- Problem requirements -
Keep to the lines from the line containing "Output the Python" through the line containing "import plotly.graph_objects as go": copy them exactly and leave every picture out.

- Information given -
--------------------
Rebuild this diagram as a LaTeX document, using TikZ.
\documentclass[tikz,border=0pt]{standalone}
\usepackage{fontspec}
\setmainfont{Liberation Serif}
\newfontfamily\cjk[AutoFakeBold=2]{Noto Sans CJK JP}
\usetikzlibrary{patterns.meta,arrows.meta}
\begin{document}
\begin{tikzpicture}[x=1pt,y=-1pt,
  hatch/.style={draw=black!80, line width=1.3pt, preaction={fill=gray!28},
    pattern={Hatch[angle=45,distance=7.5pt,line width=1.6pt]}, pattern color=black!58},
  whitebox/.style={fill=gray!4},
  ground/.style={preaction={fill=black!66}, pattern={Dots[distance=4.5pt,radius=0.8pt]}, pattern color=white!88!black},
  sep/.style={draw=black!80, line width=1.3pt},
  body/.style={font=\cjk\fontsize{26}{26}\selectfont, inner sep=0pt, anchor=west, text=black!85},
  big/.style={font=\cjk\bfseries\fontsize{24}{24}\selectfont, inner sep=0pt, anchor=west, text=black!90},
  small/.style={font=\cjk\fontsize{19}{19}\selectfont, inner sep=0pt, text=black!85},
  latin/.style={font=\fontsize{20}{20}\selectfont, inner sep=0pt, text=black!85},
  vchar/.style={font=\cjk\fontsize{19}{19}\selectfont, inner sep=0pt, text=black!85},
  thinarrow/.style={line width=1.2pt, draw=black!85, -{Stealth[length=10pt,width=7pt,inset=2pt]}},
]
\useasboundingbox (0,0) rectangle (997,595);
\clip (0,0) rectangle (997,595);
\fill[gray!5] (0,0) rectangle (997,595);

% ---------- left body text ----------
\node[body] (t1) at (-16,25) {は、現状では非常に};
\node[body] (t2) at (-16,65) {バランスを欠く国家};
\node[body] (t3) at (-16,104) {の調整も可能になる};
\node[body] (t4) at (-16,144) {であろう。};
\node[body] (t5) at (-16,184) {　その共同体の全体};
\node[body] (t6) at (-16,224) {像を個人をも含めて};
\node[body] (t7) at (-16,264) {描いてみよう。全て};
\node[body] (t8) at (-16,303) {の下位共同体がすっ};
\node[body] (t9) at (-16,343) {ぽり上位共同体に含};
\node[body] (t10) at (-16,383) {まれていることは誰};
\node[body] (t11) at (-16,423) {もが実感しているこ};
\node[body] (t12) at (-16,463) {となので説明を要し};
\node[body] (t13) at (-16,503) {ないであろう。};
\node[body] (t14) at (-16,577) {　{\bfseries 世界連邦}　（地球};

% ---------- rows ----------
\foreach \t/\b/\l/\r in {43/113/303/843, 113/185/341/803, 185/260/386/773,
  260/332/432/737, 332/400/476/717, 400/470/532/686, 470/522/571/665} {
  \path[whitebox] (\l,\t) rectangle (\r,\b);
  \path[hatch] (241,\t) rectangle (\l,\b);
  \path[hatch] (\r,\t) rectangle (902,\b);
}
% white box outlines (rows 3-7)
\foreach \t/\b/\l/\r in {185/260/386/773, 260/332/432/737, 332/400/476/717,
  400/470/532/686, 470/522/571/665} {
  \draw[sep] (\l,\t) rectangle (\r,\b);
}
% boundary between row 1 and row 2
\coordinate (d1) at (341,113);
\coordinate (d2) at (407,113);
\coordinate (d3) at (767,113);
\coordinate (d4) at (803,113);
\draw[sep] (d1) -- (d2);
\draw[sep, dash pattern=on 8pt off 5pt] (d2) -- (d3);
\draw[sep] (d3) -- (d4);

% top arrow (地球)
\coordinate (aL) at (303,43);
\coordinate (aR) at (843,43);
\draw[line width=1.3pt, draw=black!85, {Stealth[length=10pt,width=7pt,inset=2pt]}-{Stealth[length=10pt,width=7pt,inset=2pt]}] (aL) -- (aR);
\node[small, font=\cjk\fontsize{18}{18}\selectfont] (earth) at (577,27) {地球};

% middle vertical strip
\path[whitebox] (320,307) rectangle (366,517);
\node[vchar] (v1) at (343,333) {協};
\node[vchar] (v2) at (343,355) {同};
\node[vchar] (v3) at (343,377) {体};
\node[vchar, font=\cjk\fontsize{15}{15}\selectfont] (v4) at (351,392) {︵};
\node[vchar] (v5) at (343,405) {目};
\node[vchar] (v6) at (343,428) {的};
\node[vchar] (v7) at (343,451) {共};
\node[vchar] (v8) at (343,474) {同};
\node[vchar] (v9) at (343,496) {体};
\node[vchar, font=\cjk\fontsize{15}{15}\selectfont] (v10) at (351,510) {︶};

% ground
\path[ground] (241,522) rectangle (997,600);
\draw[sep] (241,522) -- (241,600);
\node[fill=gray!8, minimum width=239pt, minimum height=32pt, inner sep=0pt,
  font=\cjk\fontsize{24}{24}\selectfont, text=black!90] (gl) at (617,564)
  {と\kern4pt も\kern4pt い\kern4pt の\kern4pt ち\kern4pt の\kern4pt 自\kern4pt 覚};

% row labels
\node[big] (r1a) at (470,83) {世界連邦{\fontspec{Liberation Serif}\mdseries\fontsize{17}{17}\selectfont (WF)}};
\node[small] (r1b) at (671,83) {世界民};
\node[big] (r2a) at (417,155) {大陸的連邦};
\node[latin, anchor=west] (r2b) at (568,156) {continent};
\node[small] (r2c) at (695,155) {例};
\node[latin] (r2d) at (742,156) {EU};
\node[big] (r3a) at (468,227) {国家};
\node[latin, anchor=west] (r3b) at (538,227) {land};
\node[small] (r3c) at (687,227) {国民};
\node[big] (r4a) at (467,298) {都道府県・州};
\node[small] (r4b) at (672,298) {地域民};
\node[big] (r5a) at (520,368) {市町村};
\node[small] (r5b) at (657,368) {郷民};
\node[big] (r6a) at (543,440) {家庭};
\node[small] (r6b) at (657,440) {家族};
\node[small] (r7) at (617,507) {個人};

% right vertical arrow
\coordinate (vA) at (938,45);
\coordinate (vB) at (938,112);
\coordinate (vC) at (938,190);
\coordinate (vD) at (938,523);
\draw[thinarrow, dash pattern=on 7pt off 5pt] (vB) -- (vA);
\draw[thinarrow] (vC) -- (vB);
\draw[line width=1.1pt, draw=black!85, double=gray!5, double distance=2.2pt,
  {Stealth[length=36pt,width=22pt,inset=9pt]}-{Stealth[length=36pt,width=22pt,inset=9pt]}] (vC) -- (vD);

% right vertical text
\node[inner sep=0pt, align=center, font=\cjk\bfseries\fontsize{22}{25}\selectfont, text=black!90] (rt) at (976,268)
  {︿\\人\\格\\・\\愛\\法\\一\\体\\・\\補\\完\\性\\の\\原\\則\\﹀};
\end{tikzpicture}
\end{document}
--------------------
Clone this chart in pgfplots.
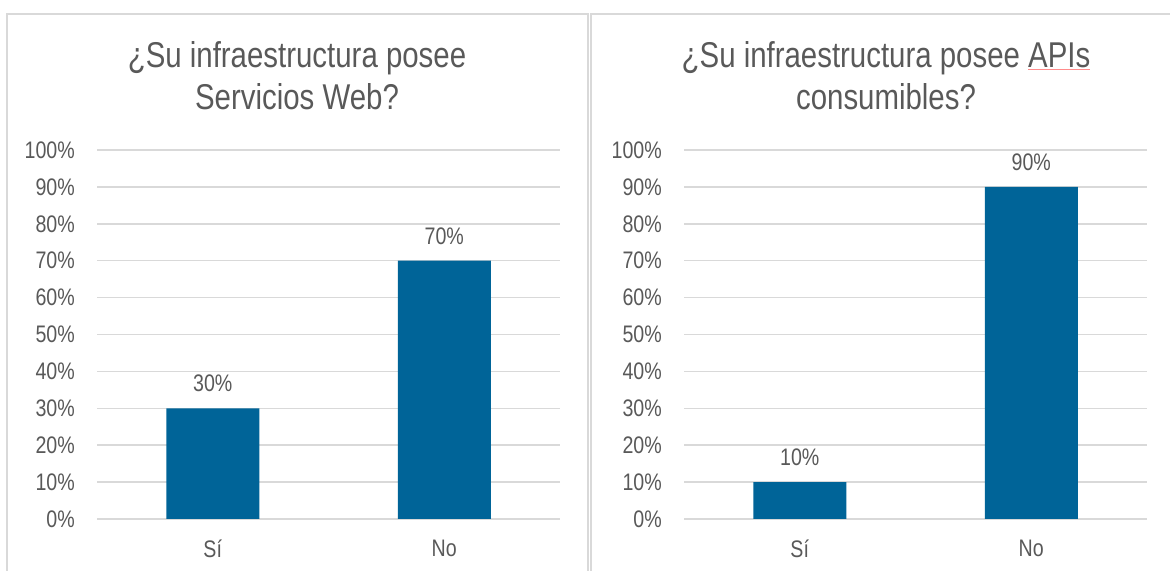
--------------------
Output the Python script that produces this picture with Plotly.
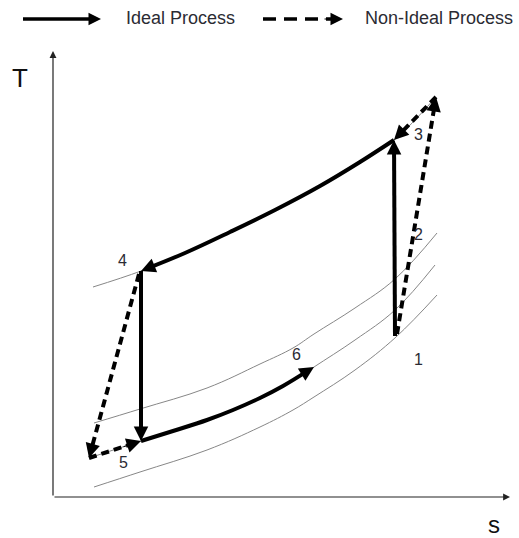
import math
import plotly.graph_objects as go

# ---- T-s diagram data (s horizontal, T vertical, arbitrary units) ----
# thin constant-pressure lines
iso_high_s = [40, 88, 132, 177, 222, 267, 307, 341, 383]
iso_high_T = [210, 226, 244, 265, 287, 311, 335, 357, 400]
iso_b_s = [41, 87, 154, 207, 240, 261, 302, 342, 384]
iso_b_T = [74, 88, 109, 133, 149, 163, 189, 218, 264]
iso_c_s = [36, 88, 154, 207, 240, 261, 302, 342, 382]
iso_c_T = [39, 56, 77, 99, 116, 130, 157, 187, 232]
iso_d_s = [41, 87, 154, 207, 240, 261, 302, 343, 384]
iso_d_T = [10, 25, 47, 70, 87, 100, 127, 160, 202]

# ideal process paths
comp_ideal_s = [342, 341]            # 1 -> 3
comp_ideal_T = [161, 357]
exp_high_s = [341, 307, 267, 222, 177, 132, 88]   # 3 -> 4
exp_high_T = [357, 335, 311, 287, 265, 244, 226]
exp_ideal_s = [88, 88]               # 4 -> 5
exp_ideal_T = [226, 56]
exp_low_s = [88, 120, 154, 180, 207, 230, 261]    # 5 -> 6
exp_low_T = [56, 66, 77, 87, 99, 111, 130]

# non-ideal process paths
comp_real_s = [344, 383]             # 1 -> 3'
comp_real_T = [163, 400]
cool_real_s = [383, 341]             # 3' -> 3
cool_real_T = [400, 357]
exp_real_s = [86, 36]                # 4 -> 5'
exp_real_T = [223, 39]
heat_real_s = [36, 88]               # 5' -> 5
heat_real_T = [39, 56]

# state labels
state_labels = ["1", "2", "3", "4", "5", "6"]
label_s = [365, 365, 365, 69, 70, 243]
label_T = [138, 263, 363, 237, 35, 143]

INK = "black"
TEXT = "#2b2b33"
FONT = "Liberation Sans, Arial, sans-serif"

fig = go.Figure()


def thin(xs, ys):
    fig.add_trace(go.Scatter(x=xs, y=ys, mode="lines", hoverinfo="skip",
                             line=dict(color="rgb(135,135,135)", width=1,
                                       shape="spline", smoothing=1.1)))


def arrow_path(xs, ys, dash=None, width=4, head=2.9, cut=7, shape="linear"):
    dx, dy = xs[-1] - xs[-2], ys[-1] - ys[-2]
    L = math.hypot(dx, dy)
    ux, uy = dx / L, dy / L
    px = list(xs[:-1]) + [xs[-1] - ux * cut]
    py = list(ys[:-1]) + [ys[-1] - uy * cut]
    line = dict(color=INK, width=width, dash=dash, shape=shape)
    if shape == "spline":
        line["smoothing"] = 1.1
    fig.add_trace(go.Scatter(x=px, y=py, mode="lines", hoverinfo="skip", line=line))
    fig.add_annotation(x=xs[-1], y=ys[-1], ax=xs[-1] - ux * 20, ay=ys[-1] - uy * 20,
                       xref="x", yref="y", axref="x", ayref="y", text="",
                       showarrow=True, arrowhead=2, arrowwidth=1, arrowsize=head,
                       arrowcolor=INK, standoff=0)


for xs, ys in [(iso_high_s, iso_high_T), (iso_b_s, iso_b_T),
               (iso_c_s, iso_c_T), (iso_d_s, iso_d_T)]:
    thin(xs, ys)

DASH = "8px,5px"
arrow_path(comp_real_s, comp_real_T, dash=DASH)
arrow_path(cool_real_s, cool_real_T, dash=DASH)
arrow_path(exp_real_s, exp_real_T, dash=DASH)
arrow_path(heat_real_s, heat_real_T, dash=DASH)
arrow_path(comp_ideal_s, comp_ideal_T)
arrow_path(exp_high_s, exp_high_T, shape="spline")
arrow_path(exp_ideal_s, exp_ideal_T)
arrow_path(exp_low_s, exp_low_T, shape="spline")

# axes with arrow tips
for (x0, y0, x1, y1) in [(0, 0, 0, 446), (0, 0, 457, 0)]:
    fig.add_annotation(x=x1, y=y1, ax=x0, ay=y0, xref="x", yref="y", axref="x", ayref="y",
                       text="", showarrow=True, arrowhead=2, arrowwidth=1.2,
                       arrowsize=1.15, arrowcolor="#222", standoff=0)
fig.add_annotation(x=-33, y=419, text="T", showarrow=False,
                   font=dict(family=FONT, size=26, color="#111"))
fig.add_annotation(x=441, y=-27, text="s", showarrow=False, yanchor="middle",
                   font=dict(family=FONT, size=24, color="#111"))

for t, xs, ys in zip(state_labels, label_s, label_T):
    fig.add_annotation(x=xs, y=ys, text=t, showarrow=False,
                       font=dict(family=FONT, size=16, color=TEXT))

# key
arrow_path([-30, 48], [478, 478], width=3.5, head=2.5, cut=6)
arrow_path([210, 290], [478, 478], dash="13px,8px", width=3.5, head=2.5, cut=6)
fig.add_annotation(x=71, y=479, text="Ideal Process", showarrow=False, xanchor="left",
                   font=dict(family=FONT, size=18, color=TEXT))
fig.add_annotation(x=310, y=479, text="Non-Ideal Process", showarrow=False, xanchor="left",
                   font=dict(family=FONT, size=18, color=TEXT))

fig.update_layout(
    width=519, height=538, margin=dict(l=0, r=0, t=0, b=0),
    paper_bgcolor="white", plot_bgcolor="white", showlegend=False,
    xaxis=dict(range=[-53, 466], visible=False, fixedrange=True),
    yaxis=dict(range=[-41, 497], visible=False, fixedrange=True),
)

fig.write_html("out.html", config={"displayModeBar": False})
--------------------
- Response to the exercise -
Output the Python script that produces this picture with Plotly.
import math
import plotly.graph_objects as go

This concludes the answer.